■ PROVIDED MATERIAL:
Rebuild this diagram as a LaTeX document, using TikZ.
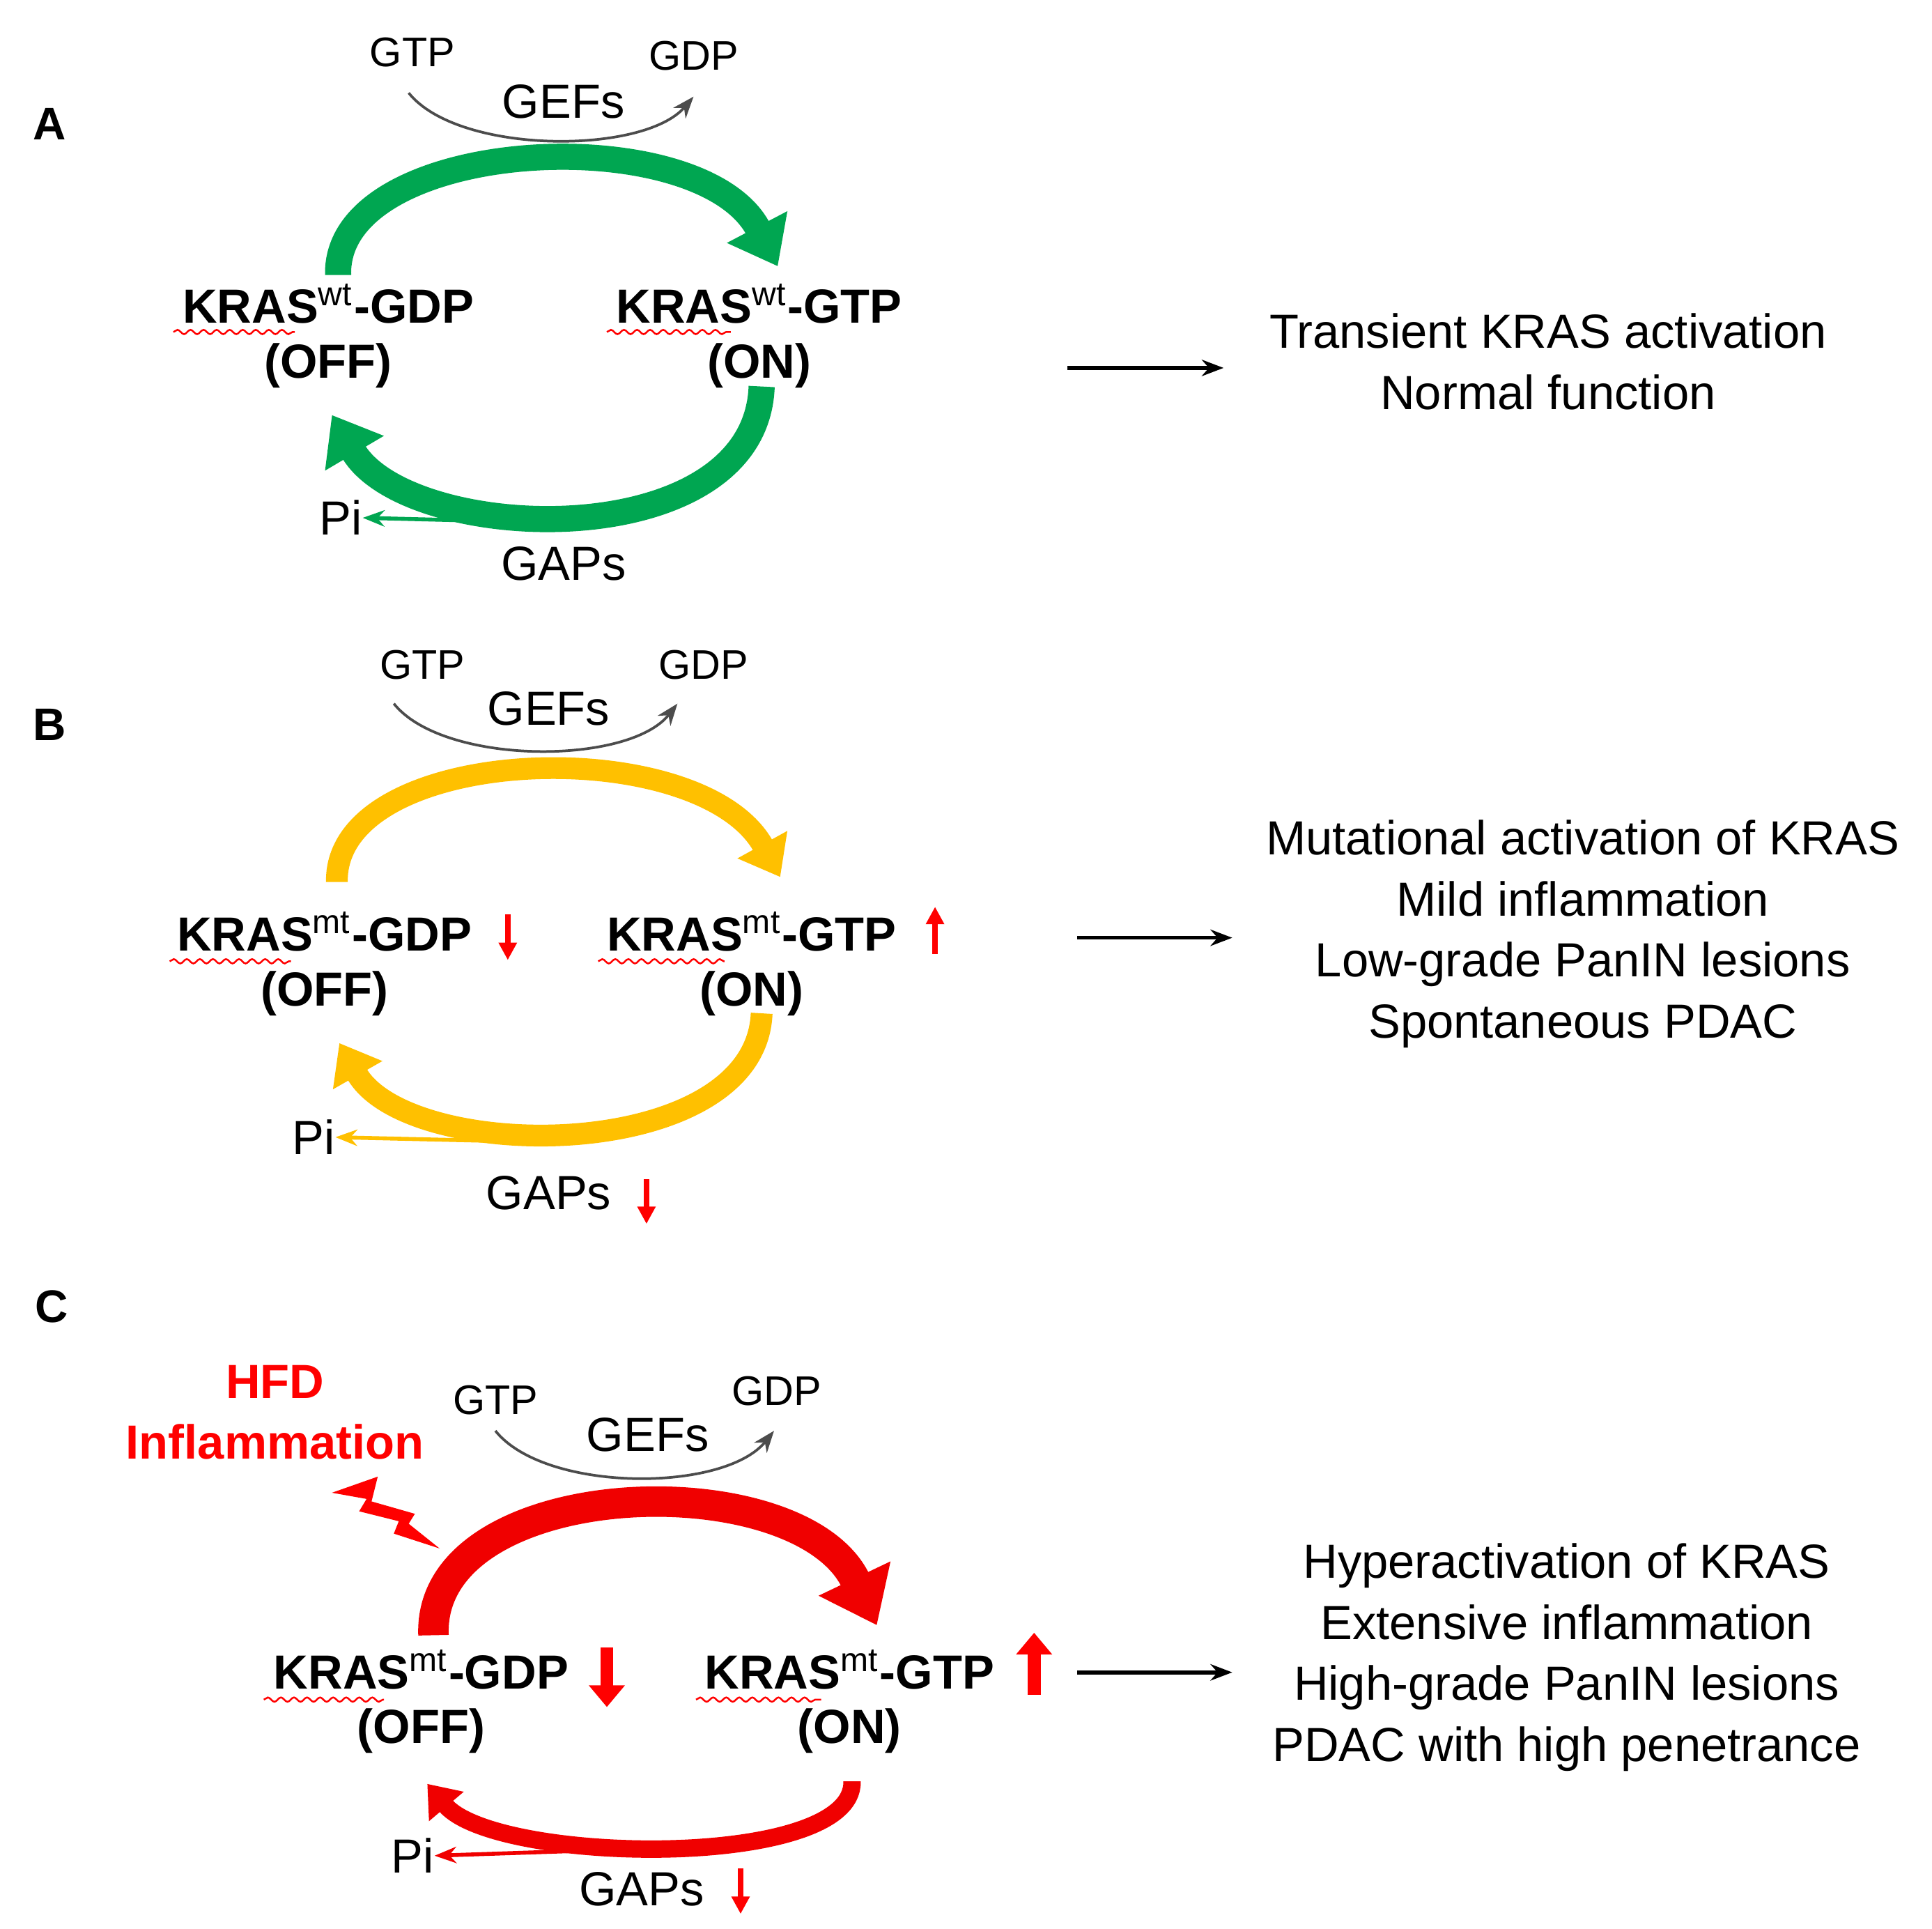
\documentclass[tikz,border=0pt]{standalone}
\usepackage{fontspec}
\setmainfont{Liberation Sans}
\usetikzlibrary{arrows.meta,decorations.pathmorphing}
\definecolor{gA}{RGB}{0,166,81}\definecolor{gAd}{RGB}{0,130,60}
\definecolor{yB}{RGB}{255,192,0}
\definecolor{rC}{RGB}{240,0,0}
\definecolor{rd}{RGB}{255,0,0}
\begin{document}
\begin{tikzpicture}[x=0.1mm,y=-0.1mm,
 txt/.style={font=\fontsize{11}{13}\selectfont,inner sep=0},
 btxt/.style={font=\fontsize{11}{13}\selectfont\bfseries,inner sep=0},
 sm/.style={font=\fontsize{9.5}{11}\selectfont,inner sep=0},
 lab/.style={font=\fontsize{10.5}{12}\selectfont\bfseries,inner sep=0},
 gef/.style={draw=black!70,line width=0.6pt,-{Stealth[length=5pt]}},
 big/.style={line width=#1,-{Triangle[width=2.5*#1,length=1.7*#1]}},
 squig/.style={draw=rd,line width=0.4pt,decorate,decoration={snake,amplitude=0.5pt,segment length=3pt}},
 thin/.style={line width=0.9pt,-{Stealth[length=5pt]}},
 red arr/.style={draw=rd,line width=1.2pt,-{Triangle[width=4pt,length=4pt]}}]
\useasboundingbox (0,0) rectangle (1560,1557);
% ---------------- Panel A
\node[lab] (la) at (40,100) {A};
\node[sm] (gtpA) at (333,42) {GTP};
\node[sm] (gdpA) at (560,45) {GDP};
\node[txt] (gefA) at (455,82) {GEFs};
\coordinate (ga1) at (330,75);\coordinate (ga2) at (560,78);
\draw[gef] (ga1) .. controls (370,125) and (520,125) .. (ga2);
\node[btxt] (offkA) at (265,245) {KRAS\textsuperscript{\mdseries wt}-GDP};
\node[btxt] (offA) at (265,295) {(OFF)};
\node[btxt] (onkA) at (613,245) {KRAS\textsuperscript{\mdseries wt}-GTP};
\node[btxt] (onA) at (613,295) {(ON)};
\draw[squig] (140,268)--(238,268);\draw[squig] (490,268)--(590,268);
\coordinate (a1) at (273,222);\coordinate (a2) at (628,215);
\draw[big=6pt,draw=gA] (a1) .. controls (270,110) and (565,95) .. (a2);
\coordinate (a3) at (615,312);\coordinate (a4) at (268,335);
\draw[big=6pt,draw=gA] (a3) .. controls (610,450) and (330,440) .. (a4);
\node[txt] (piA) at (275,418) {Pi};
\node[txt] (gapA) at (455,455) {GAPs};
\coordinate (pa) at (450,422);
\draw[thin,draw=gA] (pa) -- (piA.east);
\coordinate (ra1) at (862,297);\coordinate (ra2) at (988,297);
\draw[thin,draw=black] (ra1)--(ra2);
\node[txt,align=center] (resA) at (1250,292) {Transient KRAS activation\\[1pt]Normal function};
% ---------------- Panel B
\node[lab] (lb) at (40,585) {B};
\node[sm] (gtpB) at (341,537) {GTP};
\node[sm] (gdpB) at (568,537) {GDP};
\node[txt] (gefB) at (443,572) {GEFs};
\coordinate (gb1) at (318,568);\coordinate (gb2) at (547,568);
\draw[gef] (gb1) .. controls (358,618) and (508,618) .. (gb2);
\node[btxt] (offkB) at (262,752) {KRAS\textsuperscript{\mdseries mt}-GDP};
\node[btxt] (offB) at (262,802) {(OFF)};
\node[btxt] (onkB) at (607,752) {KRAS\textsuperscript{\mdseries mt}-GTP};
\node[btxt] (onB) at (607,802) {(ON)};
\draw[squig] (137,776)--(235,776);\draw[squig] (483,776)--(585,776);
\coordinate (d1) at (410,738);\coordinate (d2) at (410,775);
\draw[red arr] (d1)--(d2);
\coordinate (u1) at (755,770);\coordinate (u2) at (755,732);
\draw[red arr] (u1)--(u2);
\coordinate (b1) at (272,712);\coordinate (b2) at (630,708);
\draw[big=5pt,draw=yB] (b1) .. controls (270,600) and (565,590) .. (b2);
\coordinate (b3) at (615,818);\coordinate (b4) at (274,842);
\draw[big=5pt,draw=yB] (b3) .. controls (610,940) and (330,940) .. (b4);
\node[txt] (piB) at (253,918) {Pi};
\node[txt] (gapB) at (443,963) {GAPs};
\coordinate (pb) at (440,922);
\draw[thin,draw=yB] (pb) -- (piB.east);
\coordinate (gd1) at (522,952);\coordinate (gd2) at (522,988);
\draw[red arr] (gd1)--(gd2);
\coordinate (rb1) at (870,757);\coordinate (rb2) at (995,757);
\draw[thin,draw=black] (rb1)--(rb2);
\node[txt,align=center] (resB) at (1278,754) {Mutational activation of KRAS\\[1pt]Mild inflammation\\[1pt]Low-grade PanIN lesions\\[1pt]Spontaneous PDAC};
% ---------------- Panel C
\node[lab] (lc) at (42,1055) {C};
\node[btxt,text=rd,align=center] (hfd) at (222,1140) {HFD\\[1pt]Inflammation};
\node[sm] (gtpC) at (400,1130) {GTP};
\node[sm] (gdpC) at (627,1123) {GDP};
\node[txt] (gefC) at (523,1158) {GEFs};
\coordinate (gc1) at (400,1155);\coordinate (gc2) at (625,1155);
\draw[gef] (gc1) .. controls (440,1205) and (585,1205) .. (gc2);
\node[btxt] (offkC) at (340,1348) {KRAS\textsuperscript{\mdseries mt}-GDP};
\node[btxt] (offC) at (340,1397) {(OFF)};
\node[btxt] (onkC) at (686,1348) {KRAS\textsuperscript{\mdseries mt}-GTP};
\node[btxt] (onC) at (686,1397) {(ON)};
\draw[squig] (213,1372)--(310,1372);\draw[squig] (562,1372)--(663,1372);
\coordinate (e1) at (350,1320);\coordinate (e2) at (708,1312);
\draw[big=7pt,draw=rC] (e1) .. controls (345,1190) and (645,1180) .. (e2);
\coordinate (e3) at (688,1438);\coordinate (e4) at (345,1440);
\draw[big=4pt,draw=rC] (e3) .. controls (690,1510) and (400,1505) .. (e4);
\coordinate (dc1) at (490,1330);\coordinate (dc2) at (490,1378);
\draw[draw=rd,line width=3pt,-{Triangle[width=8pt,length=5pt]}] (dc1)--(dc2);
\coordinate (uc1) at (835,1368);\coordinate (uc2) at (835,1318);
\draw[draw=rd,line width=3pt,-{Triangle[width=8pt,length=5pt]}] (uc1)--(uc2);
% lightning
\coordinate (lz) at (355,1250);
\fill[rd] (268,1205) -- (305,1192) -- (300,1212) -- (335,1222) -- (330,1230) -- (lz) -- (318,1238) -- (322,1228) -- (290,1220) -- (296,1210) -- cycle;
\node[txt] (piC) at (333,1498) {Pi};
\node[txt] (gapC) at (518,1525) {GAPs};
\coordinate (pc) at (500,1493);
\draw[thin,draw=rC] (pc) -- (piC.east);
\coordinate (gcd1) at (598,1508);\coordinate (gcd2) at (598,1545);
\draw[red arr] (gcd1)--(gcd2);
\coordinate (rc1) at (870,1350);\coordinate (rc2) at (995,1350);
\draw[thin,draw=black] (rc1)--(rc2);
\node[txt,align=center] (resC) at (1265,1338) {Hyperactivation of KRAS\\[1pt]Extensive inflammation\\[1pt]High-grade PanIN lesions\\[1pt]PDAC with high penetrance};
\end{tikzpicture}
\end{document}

■ GOAL: Go through the listing above and write it all out exactly, leaving out any picture.

■ EXERCISE RESPONSE:
Rebuild this diagram as a LaTeX document, using TikZ.
\documentclass[tikz,border=0pt]{standalone}
\usepackage{fontspec}
\setmainfont{Liberation Sans}
\usetikzlibrary{arrows.meta,decorations.pathmorphing}
\definecolor{gA}{RGB}{0,166,81}\definecolor{gAd}{RGB}{0,130,60}
\definecolor{yB}{RGB}{255,192,0}
\definecolor{rC}{RGB}{240,0,0}
\definecolor{rd}{RGB}{255,0,0}
\begin{document}
\begin{tikzpicture}[x=0.1mm,y=-0.1mm,
 txt/.style={font=\fontsize{11}{13}\selectfont,inner sep=0},
 btxt/.style={font=\fontsize{11}{13}\selectfont\bfseries,inner sep=0},
 sm/.style={font=\fontsize{9.5}{11}\selectfont,inner sep=0},
 lab/.style={font=\fontsize{10.5}{12}\selectfont\bfseries,inner sep=0},
 gef/.style={draw=black!70,line width=0.6pt,-{Stealth[length=5pt]}},
 big/.style={line width=#1,-{Triangle[width=2.5*#1,length=1.7*#1]}},
 squig/.style={draw=rd,line width=0.4pt,decorate,decoration={snake,amplitude=0.5pt,segment length=3pt}},
 thin/.style={line width=0.9pt,-{Stealth[length=5pt]}},
 red arr/.style={draw=rd,line width=1.2pt,-{Triangle[width=4pt,length=4pt]}}]
\useasboundingbox (0,0) rectangle (1560,1557);
% ---------------- Panel A
\node[lab] (la) at (40,100) {A};
\node[sm] (gtpA) at (333,42) {GTP};
\node[sm] (gdpA) at (560,45) {GDP};
\node[txt] (gefA) at (455,82) {GEFs};
\coordinate (ga1) at (330,75);\coordinate (ga2) at (560,78);
\draw[gef] (ga1) .. controls (370,125) and (520,125) .. (ga2);
\node[btxt] (offkA) at (265,245) {KRAS\textsuperscript{\mdseries wt}-GDP};
\node[btxt] (offA) at (265,295) {(OFF)};
\node[btxt] (onkA) at (613,245) {KRAS\textsuperscript{\mdseries wt}-GTP};
\node[btxt] (onA) at (613,295) {(ON)};
\draw[squig] (140,268)--(238,268);\draw[squig] (490,268)--(590,268);
\coordinate (a1) at (273,222);\coordinate (a2) at (628,215);
\draw[big=6pt,draw=gA] (a1) .. controls (270,110) and (565,95) .. (a2);
\coordinate (a3) at (615,312);\coordinate (a4) at (268,335);
\draw[big=6pt,draw=gA] (a3) .. controls (610,450) and (330,440) .. (a4);
\node[txt] (piA) at (275,418) {Pi};
\node[txt] (gapA) at (455,455) {GAPs};
\coordinate (pa) at (450,422);
\draw[thin,draw=gA] (pa) -- (piA.east);
\coordinate (ra1) at (862,297);\coordinate (ra2) at (988,297);
\draw[thin,draw=black] (ra1)--(ra2);
\node[txt,align=center] (resA) at (1250,292) {Transient KRAS activation\\[1pt]Normal function};
% ---------------- Panel B
\node[lab] (lb) at (40,585) {B};
\node[sm] (gtpB) at (341,537) {GTP};
\node[sm] (gdpB) at (568,537) {GDP};
\node[txt] (gefB) at (443,572) {GEFs};
\coordinate (gb1) at (318,568);\coordinate (gb2) at (547,568);
\draw[gef] (gb1) .. controls (358,618) and (508,618) .. (gb2);
\node[btxt] (offkB) at (262,752) {KRAS\textsuperscript{\mdseries mt}-GDP};
\node[btxt] (offB) at (262,802) {(OFF)};
\node[btxt] (onkB) at (607,752) {KRAS\textsuperscript{\mdseries mt}-GTP};
\node[btxt] (onB) at (607,802) {(ON)};
\draw[squig] (137,776)--(235,776);\draw[squig] (483,776)--(585,776);
\coordinate (d1) at (410,738);\coordinate (d2) at (410,775);
\draw[red arr] (d1)--(d2);
\coordinate (u1) at (755,770);\coordinate (u2) at (755,732);
\draw[red arr] (u1)--(u2);
\coordinate (b1) at (272,712);\coordinate (b2) at (630,708);
\draw[big=5pt,draw=yB] (b1) .. controls (270,600) and (565,590) .. (b2);
\coordinate (b3) at (615,818);\coordinate (b4) at (274,842);
\draw[big=5pt,draw=yB] (b3) .. controls (610,940) and (330,940) .. (b4);
\node[txt] (piB) at (253,918) {Pi};
\node[txt] (gapB) at (443,963) {GAPs};
\coordinate (pb) at (440,922);
\draw[thin,draw=yB] (pb) -- (piB.east);
\coordinate (gd1) at (522,952);\coordinate (gd2) at (522,988);
\draw[red arr] (gd1)--(gd2);
\coordinate (rb1) at (870,757);\coordinate (rb2) at (995,757);
\draw[thin,draw=black] (rb1)--(rb2);
\node[txt,align=center] (resB) at (1278,754) {Mutational activation of KRAS\\[1pt]Mild inflammation\\[1pt]Low-grade PanIN lesions\\[1pt]Spontaneous PDAC};
% ---------------- Panel C
\node[lab] (lc) at (42,1055) {C};
\node[btxt,text=rd,align=center] (hfd) at (222,1140) {HFD\\[1pt]Inflammation};
\node[sm] (gtpC) at (400,1130) {GTP};
\node[sm] (gdpC) at (627,1123) {GDP};
\node[txt] (gefC) at (523,1158) {GEFs};
\coordinate (gc1) at (400,1155);\coordinate (gc2) at (625,1155);
\draw[gef] (gc1) .. controls (440,1205) and (585,1205) .. (gc2);
\node[btxt] (offkC) at (340,1348) {KRAS\textsuperscript{\mdseries mt}-GDP};
\node[btxt] (offC) at (340,1397) {(OFF)};
\node[btxt] (onkC) at (686,1348) {KRAS\textsuperscript{\mdseries mt}-GTP};
\node[btxt] (onC) at (686,1397) {(ON)};
\draw[squig] (213,1372)--(310,1372);\draw[squig] (562,1372)--(663,1372);
\coordinate (e1) at (350,1320);\coordinate (e2) at (708,1312);
\draw[big=7pt,draw=rC] (e1) .. controls (345,1190) and (645,1180) .. (e2);
\coordinate (e3) at (688,1438);\coordinate (e4) at (345,1440);
\draw[big=4pt,draw=rC] (e3) .. controls (690,1510) and (400,1505) .. (e4);
\coordinate (dc1) at (490,1330);\coordinate (dc2) at (490,1378);
\draw[draw=rd,line width=3pt,-{Triangle[width=8pt,length=5pt]}] (dc1)--(dc2);
\coordinate (uc1) at (835,1368);\coordinate (uc2) at (835,1318);
\draw[draw=rd,line width=3pt,-{Triangle[width=8pt,length=5pt]}] (uc1)--(uc2);
% lightning
\coordinate (lz) at (355,1250);
\fill[rd] (268,1205) -- (305,1192) -- (300,1212) -- (335,1222) -- (330,1230) -- (lz) -- (318,1238) -- (322,1228) -- (290,1220) -- (296,1210) -- cycle;
\node[txt] (piC) at (333,1498) {Pi};
\node[txt] (gapC) at (518,1525) {GAPs};
\coordinate (pc) at (500,1493);
\draw[thin,draw=rC] (pc) -- (piC.east);
\coordinate (gcd1) at (598,1508);\coordinate (gcd2) at (598,1545);
\draw[red arr] (gcd1)--(gcd2);
\coordinate (rc1) at (870,1350);\coordinate (rc2) at (995,1350);
\draw[thin,draw=black] (rc1)--(rc2);
\node[txt,align=center] (resC) at (1265,1338) {Hyperactivation of KRAS\\[1pt]Extensive inflammation\\[1pt]High-grade PanIN lesions\\[1pt]PDAC with high penetrance};
\end{tikzpicture}
\end{document}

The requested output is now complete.